The challenge is to determine “new” hiring from hiring that would have occurred without the incentives. One economic study found that at least 70 percent of tax credits given to employers are payment for workers who would have been hired anyway—without subsidies. Two other studies, Logan said, found that job creation tax credits do little to change behavior. One study found these policies are "hardly utilized when measured against the actual...hires that take place.” Another said more candidly: “Employers are happy to claim such credits," but are “reluctant to change their behavior in response.”
When Obama strode into the Oval Office in 2009, the official unemployment rate was 7.7 percent with 11.9 million people saying they were without jobs and looking for work. Joblessness reached a peak of 10.6 percent in January 2010. Now unemployment is still over 9 percent with about 14 million out of jobs, according to the Bureau of Labor Statistics.
Isn’t the American Jobs Act an historic case of frantically trying to catch up with reality? It’s as if, finally, someone rudely shook Barack awake.
The purported jobs plan comes at a time of great unemployment among some of Obama’s most star-struck supporters, with blacks at 16.7 percent and Hispanics at 11.3 percent. Youth unemployment is also tremendously high.
Because unemployment has been considered the nation’s overriding problem for close to two years, the introduction of Obama’s American Jobs Act is not even better late than never.
“Businesses must weigh the short-term benefits of any tax incentives against the long-term costs of hiring a new employee,” economist Logan points out. The reason? Let’s say an employer is considering hiring an entry-level employee at $25,000. Depending on the employee, the business could be eligible under the AJA for $4,000 if he’s a non-veteran, $5,600 if he’s a veteran and $9,600 if he’s a battle-wounded vet.

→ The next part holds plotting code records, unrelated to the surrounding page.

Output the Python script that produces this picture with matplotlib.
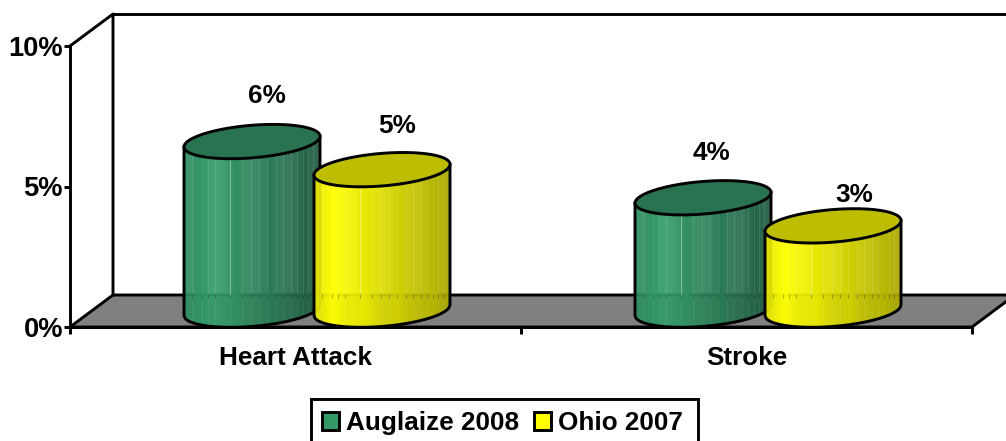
import matplotlib
matplotlib.use("Agg")
import matplotlib.pyplot as plt
import numpy as np
from matplotlib.patches import Patch, Rectangle

plt.rcParams["font.family"] = ["Liberation Sans", "DejaVu Sans"]
plt.rcParams["font.weight"] = "bold"

categories = ["Heart Attack", "Stroke"]
series_names = ["Auglaize 2008", "Ohio 2007"]
auglaize = [6, 4]
ohio = [5, 3]
y_ticks = [0, 5, 10]
y_labels = ["0%", "5%", "10%"]

LW = 2.1
FS = 18.8

# depth of the box, in axis units
DX = 43 / 451
DY = 32 / 28.1
# cylinder shape
RX = 68 / 451
RY = 0.58
TILT = 0.19
OFFSET = 65 / 451

# light seams across the cylinder wall (fraction of width)
SEAMS = [0.06, 0.13, 0.175, 0.226, 0.336, 0.43, 0.496, 0.555, 0.613,
         0.68, 0.73, 0.79, 0.83, 0.876, 0.91, 0.945]

GREEN = {"stops": [0, 0.22, 1], "colors": [(46, 140, 96), (52, 156, 106), (32, 90, 64)],
         "top": "#2A7350", "flat": "#339966"}
YELLOW = {"stops": [0, 0.15, 1], "colors": [(232, 232, 0), (255, 255, 0), (168, 168, 0)],
          "top": "#BEBE00", "flat": "#FFFF00"}


def wall_color(style, f):
    rgb = [np.interp(f, style["stops"], [c[i] for c in style["colors"]]) for i in range(3)]
    return tuple(v / 255 for v in rgb)


def cylinder(ax, cx, value, style, z):
    base = DY / 2 + 0.03
    top = base + value
    xs = np.linspace(-1, 1, 141)
    round_part = RY * np.sqrt(1 - xs ** 2)
    lower = base + TILT * xs - round_part
    upper = top + TILT * xs - round_part
    px = cx + RX * xs

    for i in range(len(xs) - 1):
        ax.fill_between(px[i:i + 2], lower[i:i + 2], upper[i:i + 2],
                        color=wall_color(style, (xs[i] + 1) / 2), lw=0.3,
                        zorder=z, clip_on=False)

    for f in SEAMS:
        u = 2 * f - 1
        r = RY * np.sqrt(1 - u ** 2)
        x = cx + RX * u
        y0 = base + TILT * u - r
        y1 = top + TILT * u - r
        strength = 0.45 if f == 0.336 else 0.13
        ax.plot([x, x], [DY, y1], color="white", alpha=strength, lw=0.6, zorder=z, clip_on=False)
        ax.plot([x, x], [y0, DY], color="white", alpha=0.08, lw=0.6, zorder=z, clip_on=False)
        ax.plot([x, x], [DY - 0.09, DY + 0.05], color="black", alpha=0.3, lw=0.6, zorder=z, clip_on=False)

    ax.plot(np.r_[px[0], px, px[-1]], np.r_[upper[0], lower, upper[-1]],
            color="black", lw=LW, zorder=z + 0.1, clip_on=False)

    t = np.linspace(0, 2 * np.pi, 200)
    ax.fill(cx + RX * np.cos(t), top + TILT * np.cos(t) + RY * np.sin(t),
            facecolor=style["top"], edgecolor="black", lw=LW, zorder=z + 0.2, clip_on=False)
    return top


fig = plt.figure(figsize=(10.06, 4.41), dpi=100)
ax = fig.add_axes([70 / 1006, 1 - 327 / 441, 902 / 1006, 281 / 441])
ax.set_xlim(0, 2)
ax.set_ylim(0, 10)

# floor and back walls
ax.fill([0, 2, 2 + DX, DX], [0, 0, DY, DY], facecolor="#808080", edgecolor="black",
        lw=LW, zorder=1, clip_on=False)
ax.plot([0, DX, DX], [10, 10 + DY, DY], color="black", lw=LW, zorder=1, clip_on=False)
ax.plot([DX, 2 + DX], [10 + DY, 10 + DY], color="black", lw=LW, zorder=1, clip_on=False)

for side in ["top", "right"]:
    ax.spines[side].set_visible(False)
for side in ["left", "bottom"]:
    ax.spines[side].set_linewidth(LW)

ax.set_yticks(y_ticks)
ax.set_yticklabels(y_labels, fontsize=19.6, fontweight="bold")
ax.tick_params(axis="y", length=4, width=LW, pad=1)
ax.set_xticks([0, 1, 2])
ax.set_xticklabels([])
ax.tick_params(axis="x", which="major", length=5, width=LW)
ax.set_xticks([0.5, 1.5], minor=True)
ax.set_xticklabels(categories, minor=True, fontsize=FS, fontweight="bold")
ax.tick_params(axis="x", which="minor", length=0, pad=13.5)

# value labels sit at hand-placed offsets above each cylinder top
label_offsets = [[(10.7, 33), (10.7, 31.5)], [(6, 32), (15, 22.5)]]

for i in range(len(categories)):
    mid = i + 0.5 + DX / 2
    for j, (vals, style) in enumerate(zip([auglaize, ohio], [GREEN, YELLOW])):
        cx = mid + (2 * j - 1) * OFFSET
        top = cylinder(ax, cx, vals[i], style, 3 + j)
        ax.annotate(f"{vals[i]}%", (cx, top), xytext=label_offsets[i][j],
                    textcoords="offset points", ha="center", va="center",
                    fontsize=FS, fontweight="bold", zorder=6)

# legend box runs off the bottom edge of the figure
fig.add_artist(Rectangle((311 / 1006, -0.02), 387 / 1006, 1 - 399 / 441 + 0.02,
                         transform=fig.transFigure, facecolor="white",
                         edgecolor="black", lw=LW))
handles = [Patch(facecolor=GREEN["flat"], edgecolor="black", lw=LW),
           Patch(facecolor=YELLOW["flat"], edgecolor="black", lw=LW)]
fig.legend(handles, series_names, ncol=2, loc="upper left",
           bbox_to_anchor=(321.5 / 1006, 1 - 411 / 441), prop={"size": FS, "weight": "bold"},
           frameon=False, handlelength=0.66, handleheight=0.66, handletextpad=0.27,
           columnspacing=0.58, borderpad=0, borderaxespad=0)

fig.savefig("out.png", dpi=100)
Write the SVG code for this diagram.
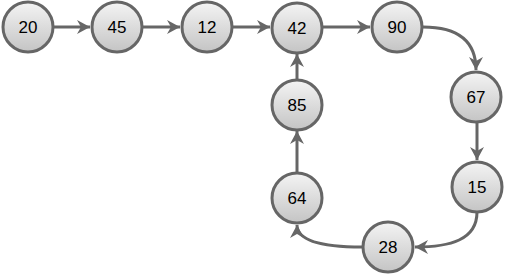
<svg xmlns="http://www.w3.org/2000/svg" width="505" height="275" viewBox="0 0 505 275">
<defs>
<linearGradient id="g" x1="0" y1="0" x2="0" y2="1">
<stop offset="0" stop-color="#f4f4f4"/>
<stop offset="1" stop-color="#c4c4c4"/>
</linearGradient>
<marker id="ah" markerUnits="userSpaceOnUse" markerWidth="16" markerHeight="16" viewBox="-14 -8 16 16" refX="0" refY="0" orient="auto">
<path d="M0,0 L-13,-7 L-9,0 L-13,7 Z" fill="#666"/>
</marker>
</defs>
<style>
.n circle{fill:url(#g);stroke:#666;stroke-width:3}
.n text{font-family:"Liberation Sans",Arial,sans-serif;font-size:17px;fill:#000;text-anchor:middle;dominant-baseline:central}
.e path{fill:none;stroke:#666;stroke-width:3;marker-end:url(#ah)}
</style>
<g class="e" id="edges">
<path d="M54,27 L90,27"/>
<path d="M143,27 L180,27"/>
<path d="M233,27 L270,27"/>
<path d="M323,27 L370,27"/>
<path d="M423,27 C462,27 476,45 476,70"/>
<path d="M477,123 L477,160"/>
<path d="M477,212 C477,240 450,247 415,247"/>
<path d="M362,247 C320,247 297,240 297,225"/>
<path d="M297,172 L297,131"/>
<path d="M297,80 L297,54"/>
</g>
<g class="n" id="n20"><circle cx="28" cy="27" r="25"/><text x="28" y="27">20</text></g>
<g class="n" id="n45"><circle cx="117" cy="27" r="25"/><text x="117" y="27">45</text></g>
<g class="n" id="n12"><circle cx="207" cy="27" r="25"/><text x="207" y="27">12</text></g>
<g class="n" id="n42"><circle cx="297" cy="28" r="25"/><text x="297" y="28">42</text></g>
<g class="n" id="n90"><circle cx="397" cy="27" r="25"/><text x="397" y="27">90</text></g>
<g class="n" id="n67"><circle cx="476" cy="97" r="25"/><text x="476" y="97">67</text></g>
<g class="n" id="n15"><circle cx="477" cy="187" r="25"/><text x="477" y="187">15</text></g>
<g class="n" id="n28"><circle cx="388" cy="247" r="25"/><text x="388" y="247">28</text></g>
<g class="n" id="n64"><circle cx="297" cy="198" r="25"/><text x="297" y="198">64</text></g>
<g class="n" id="n85"><circle cx="297" cy="105" r="25"/><text x="297" y="105">85</text></g>
</svg>
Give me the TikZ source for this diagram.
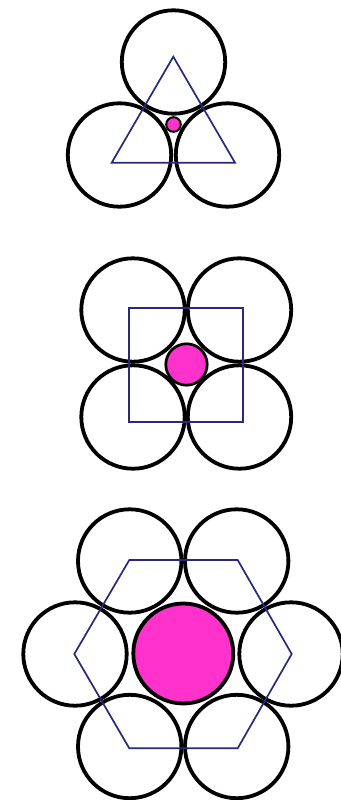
\documentclass[tikz,border=0pt]{standalone}
\definecolor{pinkfill}{RGB}{255,51,204}
\definecolor{navyline}{RGB}{40,40,125}
\tikzset{
  ring/.style={draw=black,line width=3.8pt,fill=none},
  core/.style={draw=black,fill=pinkfill},
  frame/.style={draw=navyline,line width=1.7pt,line join=miter}
}
\begin{document}
\begin{tikzpicture}[x=1pt,y=-1pt]
\useasboundingbox[fill=white] (0,0) rectangle (340,800);
% --- top: three circles
\draw[ring] (173.5,62) circle (51.7);
\draw[ring] (119.5,155) circle (51.7);
\draw[ring] (227.5,155) circle (51.7);
\draw[core,line width=2pt] (173.5,124.5) circle (7.3);
\draw[frame] (173.3,56.7) -- (111.7,162.7) -- (235,162.7) -- cycle;
% --- middle: four circles
\draw[ring] (133,310) circle (51.7);
\draw[ring] (239.5,310) circle (51.7);
\draw[ring] (133,417) circle (51.7);
\draw[ring] (239.5,417) circle (51.7);
\draw[core,line width=2.7pt] (186.5,364.5) circle (20.7);
\draw[frame] (129.3,307.7) rectangle (243.3,422.3);
% --- bottom: six circles
\draw[ring] (129.7,561) circle (51.7);
\draw[ring] (236.7,561) circle (51.7);
\draw[ring] (75,654) circle (51.7);
\draw[ring] (291,654) circle (51.7);
\draw[ring] (129.7,746.5) circle (51.7);
\draw[ring] (236.7,746.5) circle (51.7);
\draw[core,line width=3.8pt] (183.3,653.5) circle (50);
\draw[frame] (129.3,560) -- (237.7,560) -- (291.7,654) -- (237.7,748.3) -- (129.3,748.3) -- (74.3,654) -- cycle;
\end{tikzpicture}
\end{document}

These incentives would cut the first year cost of the $25,000 salary to as much as $15,400 (for a disabled vet). Over the next five years, however, that same employee would cost the employer (even if not a single raise were given) a total of $125,000 in salary, $14,500 in payroll taxes, and more if other benefits were provided. So, an employer would have to think carefully about his long-term costs.
Another concern about job tax incentives, Logan notes, is that a business could “game” the program. Although the AJA says employers can get a credit for hiring a qualified worker, it doesn’t say the newly hired can’t be laid off. So, an unethical employer could hire another to do the same job and get another multi-thousand dollar subsidy—a loss to the Treasury and no net reduction in unemployment.
In Los Angeles Sept. 26, Obama told fundraisers his administration knew "it was going to take years" to rebuild from what he suggested (passing the buck) was the “old worn-out ideas that were tried in the last decade.”
The American Jobs Act would cut the payroll tax rate in half for 2012, supposedly to put a little more money in people’s pockets.
This is based on the faulty assumption that the money immediately will be spent. Empirical research, however, shows that is not the case.
According to Logan, research in 2001 and 2006 showed when households got direct payments, they were, contrary to expectations, “very ineffective at increasing demand." Only 25 percent of the recipients spent the money or said they intended to do so. The rest decided to save the money or pay off debt.
The AJA would extend the temporary measure, made in 2010, to allow firms to expense a major purchase rather than amortize it over a period of years. Economists favor full expensing because depreciation rules are often arbitrary. But full expensing loses its effectiveness if temporary. Temporary expensing does “little to increase employment or output,” Logan says. “If replicated, this would result in lowering unemployment” by as little as 0.7 percent.
“While it is likely that the tax incentive portion of Pres. Obama’s plan would deliver few jobs and little economic growth, the permanent tax increases that ‘pay for’ the tax cuts can do permanent harm to the economy.” The tax increases total about $460 billion over 10 years.
“By and large, these measures are not motivated by sound tax policy, but rather as a means of punishing politically unpopular groups” like "'the rich,' hedge fund managers, and oil companies."
Whatever “meager benefits come from these temporary provisions will be swamped by the long-term impact of the permanent tax increases that are nearly twice the size of the tax cuts,” Logan concludes.
Actually, in line with a Sept. 19 speech, the Obama plan totals $1.2 trillion in new revenues, most of which comes from the vow to raise taxes back to the Clinton era rates on top brackets before the Bush tax cuts. Tax hikes would also include Warren Buffett's proposal to up the tax on all millionaires.
Clearly, the Obama 2012 campaign is rushing ahead willy-nilly, not with cutting unemployment as its goal, but with class warfare as the central theme.